Cash predicts five more years of soft market
A former insurance boss, who now heads the public-funded agency designed to grow international business, has predicted five more years of soft rates for Bermuda reinsurers.
And Bermuda Business Development Agency chairman David Cash also identified three areas of new potential growth for the Bermuda insurance market.
Sharing his vision with industry leaders at the Insurance Day Summit last week, Mr Cash said just moderate success in these three areas would make the Bermuda market “wildly successful”.
They include developing more business from China, expanding the Island's life reinsurance market and growing more business from firms that are interested in asset-driven strategies, instead of underwriting-driven strategies.
Mr Cash said: “I think there is a genuine opportunity to have China look at Bermuda as an important market for reinsurance and develop a relationship for them around reinsurance to be used to bring other kinds of business to the Island from China — much the same way Japanese companies have come to use Bermuda.”
Looking at today's trends, he said overcapacity and less demand is a recipe for reduced pricing. His agency's concern is that it undermines the level of employment in Bermuda. But more companies are still arriving in Bermuda. He sees opportunities for these companies.
He said: “Successful companies find a way to create new demand for their products. And at the moment, P&C [property and casualty] companies in particular are struggling with that. But I think there is an opportunity for Bermuda to play an even bigger role in the market than it is today.
“The US life insurance industry is enormous. It has something like $1 trillion worth of policies — maybe $2 trillion if you include annuity reserves.
“And all those businesses are essentially forced to hold income in highly rated, fixed income instruments. The point is that it is very hard for them to improve their asset returns. They can't easily move those assets to higher-yielding instruments without incurring pretty prohibitive capital charges from their regulators and other agencies.

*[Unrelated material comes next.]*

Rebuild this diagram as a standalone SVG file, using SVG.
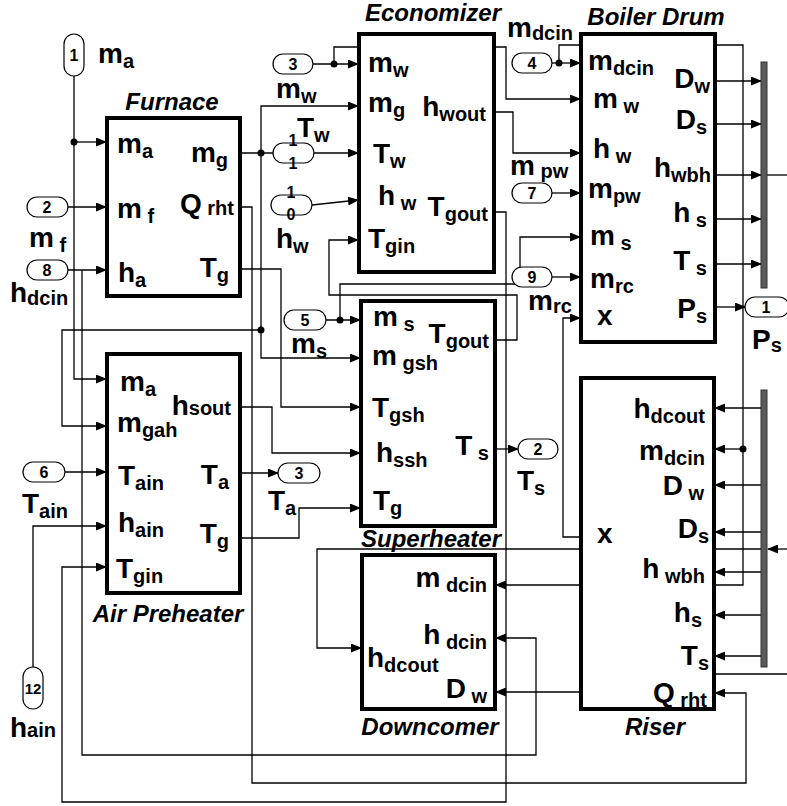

“But it seems to me that insurance companies in Bermuda have perhaps more capital — and strategies to organise around alternative assets. They could be good partners for those life companies.”
And beyond that sector, he said the market had to look at products outside of the traditional P&C products. And without that, the persistent soft market will remain.
“It will be here for three years, four years,” he said. “If you don't see any real change in the products we sell or an increasing demand for our existing products, the soft market won't disappear. My best guess is that in five years time, there will still be a soft market.”
Mr Cash also believes that the Bermuda market has a real opportunity to significantly grow its life reinsurance business.
“It's probably not well known in this room,” he told a room of executives from insurers and reinsurers, “but the largest reinsurer in Bermuda is a life reinsurer, Athene (Life Re Ltd).
“Athene has something approaching $60 billion in of assets on their balance sheet. It is far bigger than the other Bermuda reinsurers.
“But it only scratches the surface of the life industry. I have no reason not to believe that the Bermuda life reinsurance business space couldn't be hundreds of billions of dollars of assets. And I think Bermuda is well positioned to do something in that space.”
He also said: “The emerging model, the alternative asset management model for reinsurance, I think is a valid one.
“The rating agencies are trying to make sense of that space. They probably say they are going to be careful, going forward.
“It is very reasonable to expect that some of the companies we see today that are experimenting with asset driven strategies, as much as underwriting driven strategies, will come to be a part of the market.
“And Bermuda, more so than any other market or domicile, is a place where you can do those things. The opportunity is there. If we are successful moderately in those three things, Bermuda will be wildly successful.”